─── Collected material ───

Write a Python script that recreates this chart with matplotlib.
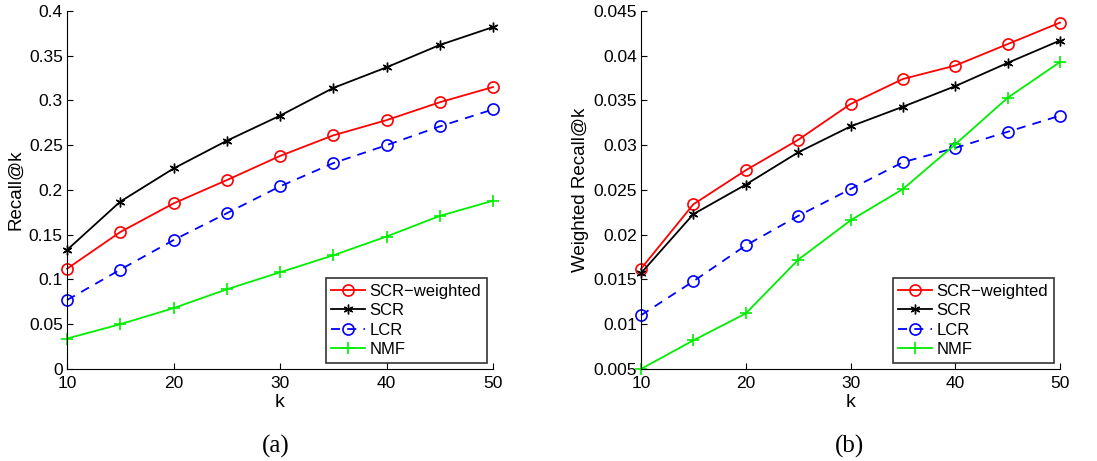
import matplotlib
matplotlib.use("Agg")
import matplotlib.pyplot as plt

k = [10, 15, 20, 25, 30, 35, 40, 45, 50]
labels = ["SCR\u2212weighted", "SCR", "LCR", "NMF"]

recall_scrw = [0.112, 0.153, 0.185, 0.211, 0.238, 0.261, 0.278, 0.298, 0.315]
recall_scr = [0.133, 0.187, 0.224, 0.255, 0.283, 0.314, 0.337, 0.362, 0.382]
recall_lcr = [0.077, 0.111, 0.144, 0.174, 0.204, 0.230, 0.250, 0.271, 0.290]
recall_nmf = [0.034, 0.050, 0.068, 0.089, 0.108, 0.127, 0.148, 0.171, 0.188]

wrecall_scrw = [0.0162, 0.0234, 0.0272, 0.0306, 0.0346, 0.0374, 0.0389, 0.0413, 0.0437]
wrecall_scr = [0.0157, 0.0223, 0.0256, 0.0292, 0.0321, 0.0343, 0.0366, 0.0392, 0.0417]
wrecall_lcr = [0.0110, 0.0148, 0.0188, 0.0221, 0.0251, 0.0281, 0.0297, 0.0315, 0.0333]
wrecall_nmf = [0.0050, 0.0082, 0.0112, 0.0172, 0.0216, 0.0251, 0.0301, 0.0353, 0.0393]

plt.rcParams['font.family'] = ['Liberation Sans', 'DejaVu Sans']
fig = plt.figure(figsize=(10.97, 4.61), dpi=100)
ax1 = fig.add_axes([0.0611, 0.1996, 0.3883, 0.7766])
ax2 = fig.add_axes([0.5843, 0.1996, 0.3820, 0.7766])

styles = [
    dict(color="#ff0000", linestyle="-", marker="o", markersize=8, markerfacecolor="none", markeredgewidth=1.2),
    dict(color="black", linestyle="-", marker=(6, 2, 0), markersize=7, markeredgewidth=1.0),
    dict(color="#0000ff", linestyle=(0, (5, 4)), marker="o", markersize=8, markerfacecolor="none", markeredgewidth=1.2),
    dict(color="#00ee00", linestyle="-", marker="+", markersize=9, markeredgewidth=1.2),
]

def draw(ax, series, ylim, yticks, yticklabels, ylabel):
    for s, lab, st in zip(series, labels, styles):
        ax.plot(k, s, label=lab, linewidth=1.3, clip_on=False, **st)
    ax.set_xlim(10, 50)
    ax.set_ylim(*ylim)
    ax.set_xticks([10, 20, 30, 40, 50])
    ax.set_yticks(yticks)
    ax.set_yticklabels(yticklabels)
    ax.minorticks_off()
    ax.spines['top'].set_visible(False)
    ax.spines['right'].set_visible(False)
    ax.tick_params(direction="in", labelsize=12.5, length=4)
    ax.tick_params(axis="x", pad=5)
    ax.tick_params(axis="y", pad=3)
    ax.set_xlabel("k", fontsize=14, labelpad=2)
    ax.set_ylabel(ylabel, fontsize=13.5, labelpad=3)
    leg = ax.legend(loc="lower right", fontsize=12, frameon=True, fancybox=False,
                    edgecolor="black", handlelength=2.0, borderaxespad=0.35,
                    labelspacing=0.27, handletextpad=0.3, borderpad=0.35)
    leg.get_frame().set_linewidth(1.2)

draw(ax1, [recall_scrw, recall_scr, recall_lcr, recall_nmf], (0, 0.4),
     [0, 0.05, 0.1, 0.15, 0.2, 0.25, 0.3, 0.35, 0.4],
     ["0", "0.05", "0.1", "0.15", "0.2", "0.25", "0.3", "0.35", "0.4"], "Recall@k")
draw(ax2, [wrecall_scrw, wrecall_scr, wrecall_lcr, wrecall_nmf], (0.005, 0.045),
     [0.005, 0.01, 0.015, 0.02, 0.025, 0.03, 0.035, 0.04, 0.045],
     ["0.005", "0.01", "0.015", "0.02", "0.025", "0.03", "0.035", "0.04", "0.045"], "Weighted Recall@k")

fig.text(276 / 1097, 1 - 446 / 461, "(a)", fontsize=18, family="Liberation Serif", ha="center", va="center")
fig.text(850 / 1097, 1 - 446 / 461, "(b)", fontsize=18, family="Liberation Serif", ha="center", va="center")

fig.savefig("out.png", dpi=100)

───

» Your task
Everything from the top line of the data down to and including the line with "0.0301, 0.0353, 0.0393]" is to be copied, except the pictures.

» Final result
Write a Python script that recreates this chart with matplotlib.
import matplotlib
matplotlib.use("Agg")
import matplotlib.pyplot as plt

k = [10, 15, 20, 25, 30, 35, 40, 45, 50]
labels = ["SCR\u2212weighted", "SCR", "LCR", "NMF"]

recall_scrw = [0.112, 0.153, 0.185, 0.211, 0.238, 0.261, 0.278, 0.298, 0.315]
recall_scr = [0.133, 0.187, 0.224, 0.255, 0.283, 0.314, 0.337, 0.362, 0.382]
recall_lcr = [0.077, 0.111, 0.144, 0.174, 0.204, 0.230, 0.250, 0.271, 0.290]
recall_nmf = [0.034, 0.050, 0.068, 0.089, 0.108, 0.127, 0.148, 0.171, 0.188]

wrecall_scrw = [0.0162, 0.0234, 0.0272, 0.0306, 0.0346, 0.0374, 0.0389, 0.0413, 0.0437]
wrecall_scr = [0.0157, 0.0223, 0.0256, 0.0292, 0.0321, 0.0343, 0.0366, 0.0392, 0.0417]
wrecall_lcr = [0.0110, 0.0148, 0.0188, 0.0221, 0.0251, 0.0281, 0.0297, 0.0315, 0.0333]
wrecall_nmf = [0.0050, 0.0082, 0.0112, 0.0172, 0.0216, 0.0251, 0.0301, 0.0353, 0.0393]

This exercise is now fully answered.